- _Task brief_
Every record must be written out once more, with nothing added or omitted.

(Items listed in a dataset)
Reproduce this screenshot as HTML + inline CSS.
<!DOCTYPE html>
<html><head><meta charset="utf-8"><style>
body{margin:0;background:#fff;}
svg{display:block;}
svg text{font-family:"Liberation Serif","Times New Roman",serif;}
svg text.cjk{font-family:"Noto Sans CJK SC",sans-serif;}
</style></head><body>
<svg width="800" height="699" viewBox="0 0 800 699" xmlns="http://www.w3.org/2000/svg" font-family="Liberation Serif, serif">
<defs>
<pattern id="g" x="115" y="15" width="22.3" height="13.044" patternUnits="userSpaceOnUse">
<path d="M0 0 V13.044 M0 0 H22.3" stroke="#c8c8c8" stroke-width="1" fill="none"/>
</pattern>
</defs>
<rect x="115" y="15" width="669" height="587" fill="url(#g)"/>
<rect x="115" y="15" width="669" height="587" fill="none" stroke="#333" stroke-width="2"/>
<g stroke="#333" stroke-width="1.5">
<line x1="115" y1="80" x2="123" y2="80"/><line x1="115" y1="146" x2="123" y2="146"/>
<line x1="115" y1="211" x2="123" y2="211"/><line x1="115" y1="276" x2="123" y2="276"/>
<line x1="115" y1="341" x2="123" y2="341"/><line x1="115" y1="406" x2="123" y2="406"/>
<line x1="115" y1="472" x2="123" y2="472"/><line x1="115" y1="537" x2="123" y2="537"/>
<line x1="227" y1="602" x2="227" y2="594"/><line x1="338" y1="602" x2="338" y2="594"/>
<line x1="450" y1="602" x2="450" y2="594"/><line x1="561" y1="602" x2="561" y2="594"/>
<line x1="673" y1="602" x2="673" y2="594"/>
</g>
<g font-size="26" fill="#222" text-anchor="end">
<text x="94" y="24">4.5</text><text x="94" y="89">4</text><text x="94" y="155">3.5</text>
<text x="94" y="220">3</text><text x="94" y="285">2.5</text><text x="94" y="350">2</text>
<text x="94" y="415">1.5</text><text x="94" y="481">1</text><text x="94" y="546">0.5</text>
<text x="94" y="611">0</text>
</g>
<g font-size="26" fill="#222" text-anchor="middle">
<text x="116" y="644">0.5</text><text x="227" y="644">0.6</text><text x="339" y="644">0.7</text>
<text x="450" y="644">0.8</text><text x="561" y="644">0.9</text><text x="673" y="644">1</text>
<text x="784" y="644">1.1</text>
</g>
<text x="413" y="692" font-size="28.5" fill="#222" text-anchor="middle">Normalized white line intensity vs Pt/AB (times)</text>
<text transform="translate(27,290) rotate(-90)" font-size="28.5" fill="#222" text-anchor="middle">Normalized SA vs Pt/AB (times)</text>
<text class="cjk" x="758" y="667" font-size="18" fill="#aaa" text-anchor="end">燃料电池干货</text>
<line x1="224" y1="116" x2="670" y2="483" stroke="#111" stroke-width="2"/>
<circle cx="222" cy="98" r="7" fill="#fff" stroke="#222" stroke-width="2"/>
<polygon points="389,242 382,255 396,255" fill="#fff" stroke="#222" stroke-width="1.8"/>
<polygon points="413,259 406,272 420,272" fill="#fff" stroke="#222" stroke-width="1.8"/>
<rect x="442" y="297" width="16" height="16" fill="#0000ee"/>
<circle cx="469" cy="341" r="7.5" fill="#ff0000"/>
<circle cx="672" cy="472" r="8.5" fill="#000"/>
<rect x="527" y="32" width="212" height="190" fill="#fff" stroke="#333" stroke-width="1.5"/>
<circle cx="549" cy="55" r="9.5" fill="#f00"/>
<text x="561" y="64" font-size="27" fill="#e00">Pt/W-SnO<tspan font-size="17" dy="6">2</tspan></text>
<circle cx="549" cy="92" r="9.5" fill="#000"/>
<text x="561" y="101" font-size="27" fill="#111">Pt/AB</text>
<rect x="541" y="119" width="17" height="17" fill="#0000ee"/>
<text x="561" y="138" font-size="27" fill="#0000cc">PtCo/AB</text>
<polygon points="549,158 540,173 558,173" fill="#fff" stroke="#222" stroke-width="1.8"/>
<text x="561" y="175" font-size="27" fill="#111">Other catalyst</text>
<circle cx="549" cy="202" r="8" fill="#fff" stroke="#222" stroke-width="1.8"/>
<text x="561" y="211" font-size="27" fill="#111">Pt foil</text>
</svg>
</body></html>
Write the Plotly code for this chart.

- _Solution to this exercise_
Reproduce this screenshot as HTML + inline CSS.
<!DOCTYPE html>
<html><head><meta charset="utf-8"><style>
body{margin:0;background:#fff;}
svg{display:block;}
svg text{font-family:"Liberation Serif","Times New Roman",serif;}
svg text.cjk{font-family:"Noto Sans CJK SC",sans-serif;}
</style></head><body>
<svg width="800" height="699" viewBox="0 0 800 699" xmlns="http://www.w3.org/2000/svg" font-family="Liberation Serif, serif">
<defs>
<pattern id="g" x="115" y="15" width="22.3" height="13.044" patternUnits="userSpaceOnUse">
<path d="M0 0 V13.044 M0 0 H22.3" stroke="#c8c8c8" stroke-width="1" fill="none"/>
</pattern>
</defs>
<rect x="115" y="15" width="669" height="587" fill="url(#g)"/>
<rect x="115" y="15" width="669" height="587" fill="none" stroke="#333" stroke-width="2"/>
<g stroke="#333" stroke-width="1.5">
<line x1="115" y1="80" x2="123" y2="80"/><line x1="115" y1="146" x2="123" y2="146"/>
<line x1="115" y1="211" x2="123" y2="211"/><line x1="115" y1="276" x2="123" y2="276"/>
<line x1="115" y1="341" x2="123" y2="341"/><line x1="115" y1="406" x2="123" y2="406"/>
<line x1="115" y1="472" x2="123" y2="472"/><line x1="115" y1="537" x2="123" y2="537"/>
<line x1="227" y1="602" x2="227" y2="594"/><line x1="338" y1="602" x2="338" y2="594"/>
<line x1="450" y1="602" x2="450" y2="594"/><line x1="561" y1="602" x2="561" y2="594"/>
<line x1="673" y1="602" x2="673" y2="594"/>
</g>
<g font-size="26" fill="#222" text-anchor="end">
<text x="94" y="24">4.5</text><text x="94" y="89">4</text><text x="94" y="155">3.5</text>
<text x="94" y="220">3</text><text x="94" y="285">2.5</text><text x="94" y="350">2</text>
<text x="94" y="415">1.5</text><text x="94" y="481">1</text><text x="94" y="546">0.5</text>
<text x="94" y="611">0</text>
</g>
<g font-size="26" fill="#222" text-anchor="middle">
<text x="116" y="644">0.5</text><text x="227" y="644">0.6</text><text x="339" y="644">0.7</text>
<text x="450" y="644">0.8</text><text x="561" y="644">0.9</text><text x="673" y="644">1</text>
<text x="784" y="644">1.1</text>
</g>
<text x="413" y="692" font-size="28.5" fill="#222" text-anchor="middle">Normalized white line intensity vs Pt/AB (times)</text>
<text transform="translate(27,290) rotate(-90)" font-size="28.5" fill="#222" text-anchor="middle">Normalized SA vs Pt/AB (times)</text>
<text class="cjk" x="758" y="667" font-size="18" fill="#aaa" text-anchor="end">燃料电池干货</text>
<line x1="224" y1="116" x2="670" y2="483" stroke="#111" stroke-width="2"/>
<circle cx="222" cy="98" r="7" fill="#fff" stroke="#222" stroke-width="2"/>
<polygon points="389,242 382,255 396,255" fill="#fff" stroke="#222" stroke-width="1.8"/>
<polygon points="413,259 406,272 420,272" fill="#fff" stroke="#222" stroke-width="1.8"/>
<rect x="442" y="297" width="16" height="16" fill="#0000ee"/>
<circle cx="469" cy="341" r="7.5" fill="#ff0000"/>
<circle cx="672" cy="472" r="8.5" fill="#000"/>
<rect x="527" y="32" width="212" height="190" fill="#fff" stroke="#333" stroke-width="1.5"/>
<circle cx="549" cy="55" r="9.5" fill="#f00"/>
<text x="561" y="64" font-size="27" fill="#e00">Pt/W-SnO<tspan font-size="17" dy="6">2</tspan></text>
<circle cx="549" cy="92" r="9.5" fill="#000"/>
<text x="561" y="101" font-size="27" fill="#111">Pt/AB</text>
<rect x="541" y="119" width="17" height="17" fill="#0000ee"/>
<text x="561" y="138" font-size="27" fill="#0000cc">PtCo/AB</text>
<polygon points="549,158 540,173 558,173" fill="#fff" stroke="#222" stroke-width="1.8"/>
<text x="561" y="175" font-size="27" fill="#111">Other catalyst</text>
<circle cx="549" cy="202" r="8" fill="#fff" stroke="#222" stroke-width="1.8"/>
<text x="561" y="211" font-size="27" fill="#111">Pt foil</text>
</svg>
</body></html>
Write the Plotly code for this chart.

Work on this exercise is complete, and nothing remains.